UN Finds Iranian Weapons Supplied To Yemeni Rebels, Violating UN Embargo

The test firing at an undisclosed location in Iran of a surface-to-surface Qiam missile in 2010

A United Nations panel in a new report has concluded that Iran violated a UN arms embargo by directly or indirectly providing missiles and drones to Shi'ite rebels in Yemen, backing up accusations made repeatedly by the United States.

According to excerpts of the report obtained by diplomats and media on January 12, experts on the UN panel traveled to Saudi Arabia in November and December and examined remnants of missiles fired by Yemen's Huthi rebels in those months as well as in May and July.

The panel said it came to the conclusion that Iran had manufactured the weapons the Yemeni rebels fired at Saudi Arabia, which leads an Arab coalition fighting on the side of the government against the rebels in Yemen's civil war.

The panel said it found that design features of the missile debris were "consistent with those of the Iranian-designed and manufactured Qiam-1 missile" and "almost certainly produced by the same manufacturer."

The drones were "virtually identical in design" to that of an Iranian-made UAV manufactured by Iranian Aircraft Manufacturing Industries, said the report.
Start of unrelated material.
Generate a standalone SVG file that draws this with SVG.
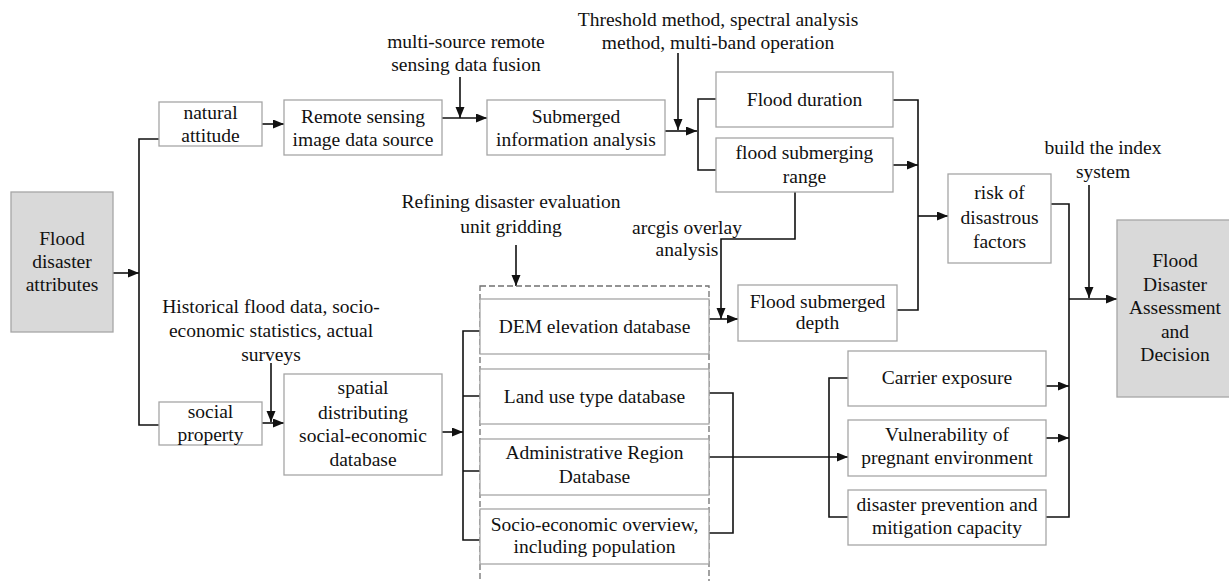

Moreover, the drones and missiles "were introduced into Yemen after the imposition of the targeted arms embargo" imposed by the UN in 2015, the report says.

"As a result, the panel finds that the Islamic Republic of Iran is in non-compliance with [the embargo] in that it failed to take the necessary measures to prevent the direct or indirect supply, sale or transfer of missiles and unmanned aerial vehicles to the Huthi-Saleh alliance," the report said.
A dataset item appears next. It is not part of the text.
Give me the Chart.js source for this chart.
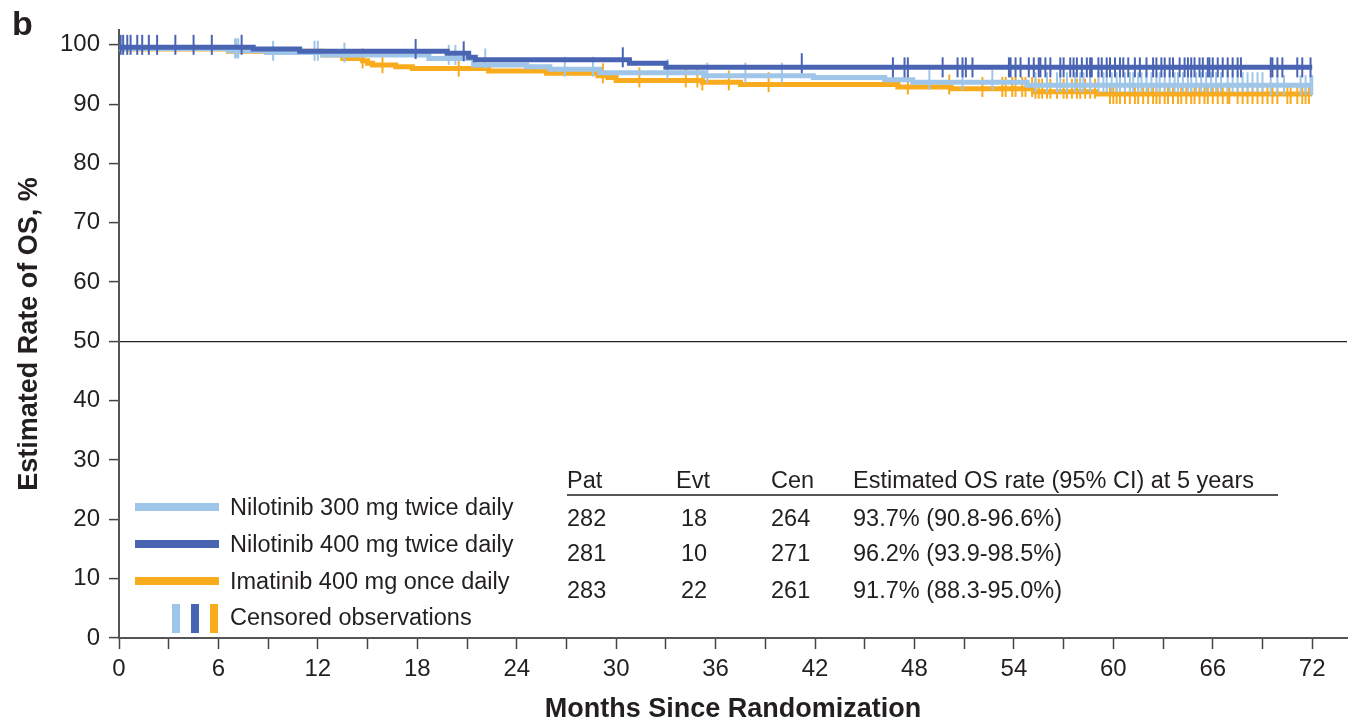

The panel added that one of the rebel missile attacks which targeted Riyadh's international airport "changed the tenor of the conflict and has the potential to turn a local conflict into a broader regional one."

Iran backs the Huthis in their three-year civil war against the government, but it has denied supplying the rebels with arms.
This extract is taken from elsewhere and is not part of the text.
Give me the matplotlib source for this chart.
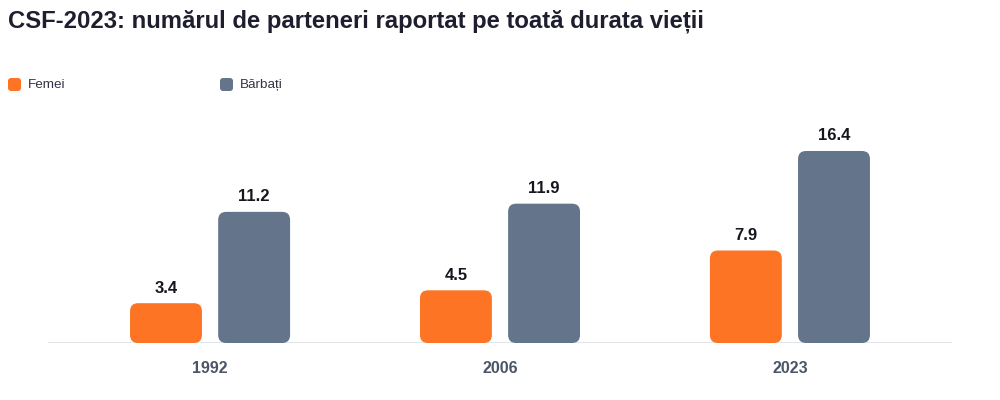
import matplotlib.pyplot as plt
from matplotlib.patches import FancyBboxPatch

plt.rcParams['font.family'] = ['Liberation Sans', 'DejaVu Sans']

years = ["1992", "2006", "2023"]
femei = [3.4, 4.5, 7.9]
barbati = [11.2, 11.9, 16.4]
series_names = ["Femei", "Bărbați"]
colors = ["#FD7424", "#64748B"]

fig = plt.figure(figsize=(10, 4), dpi=100)
ax = fig.add_axes([0.048, 0.1425, 0.904, 0.5825])

ymax = 19.9
xlo, xhi = -0.559, 2.559
ax.set_xlim(xlo, xhi)
ax.set_ylim(0, ymax)

width = 0.248
offset = 0.152
# pixel scale for rounded corners
px_x = (xhi - xlo) / 904
px_y = ymax / 233
r = 8 * px_x
aspect = px_y / px_x

for vals, off, col in [(femei, -offset, colors[0]), (barbati, offset, colors[1])]:
    for i, v in enumerate(vals):
        x0 = i + off - width / 2
        p = FancyBboxPatch((x0, 0), width, v,
                           boxstyle=f"round,pad=0,rounding_size={r}",
                           mutation_aspect=aspect, fc=col, ec="none", zorder=3)
        ax.add_patch(p)
        ax.text(i + off, v + 15 * px_y, f"{v}", ha="center", va="center",
                fontsize=12, fontweight="bold", color="#16161f")

ax.axhline(0, color="#dde2e6", lw=2, zorder=2)
for s in ax.spines.values():
    s.set_visible(False)
ax.set_yticks([])
ax.set_xticks(range(len(years)))
ax.set_xticklabels(years, fontsize=11.5, fontweight="bold", color="#4a5568")
ax.tick_params(axis="x", length=0, pad=13)

fig.text(0.008, 0.948, "CSF-2023: numărul de parteneri raportat pe toată durata vieții",
         fontsize=17.2, fontweight="bold", color="#1e1e2e", va="center", ha="left")

# legend
for xm, name, col in [(0.008, series_names[0], colors[0]), (0.22, series_names[1], colors[1])]:
    m = FancyBboxPatch((xm, 1 - 91 / 400), 0.013, 13 / 400,
                       boxstyle="round,pad=0,rounding_size=0.003",
                       mutation_aspect=2.5, transform=fig.transFigure,
                       fc=col, ec="none")
    fig.patches.append(m)
    fig.text(xm + 0.02, 1 - 85 / 400, name, fontsize=9.7, color="#333344",
             va="center", ha="left")

fig.savefig("out.png", dpi=100, facecolor="white")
The United States has repeatedly charged that Iran is supplying the rebels with ballistic missiles in violation of UN resolutions, and has demanded that the UN Security Council take action to enforce the embargo and penalize Iran.

During a security council meeting on December 19, U.S. Ambassador Nikki Haley called the Huthis' repeated firing of missiles at targets in Saudi Arabia "a flashing red siren" demanding action at the UN.

Russia, however, has opposed taking any action on the issue.

The 79-page UN panel report paints a picture of devastation caused by the war in Yemen, which many view as a proxy war between Saudi Arabia and Iran, and casts blame on both sides.

"After nearly three years of conflict, Yemen as a state has all but ceased to exist," the report said, detailing how the war has caused misery among the 28 million citizens of the Arab world's poorest nation.

The UN has said more than 10,000 civilians have been killed in fighting and air strikes, more than 7 million are on the brink of famine, and over 19 million don't know where their next meal is coming from.

Meanwhile, medical infrastructure has collapsed, and a cholera outbreak has affected 1 million people, the UN report said.

The report said the panel saw "no evidence" that either side took measures "to mitigate the devastating impact" of attacks on civilians.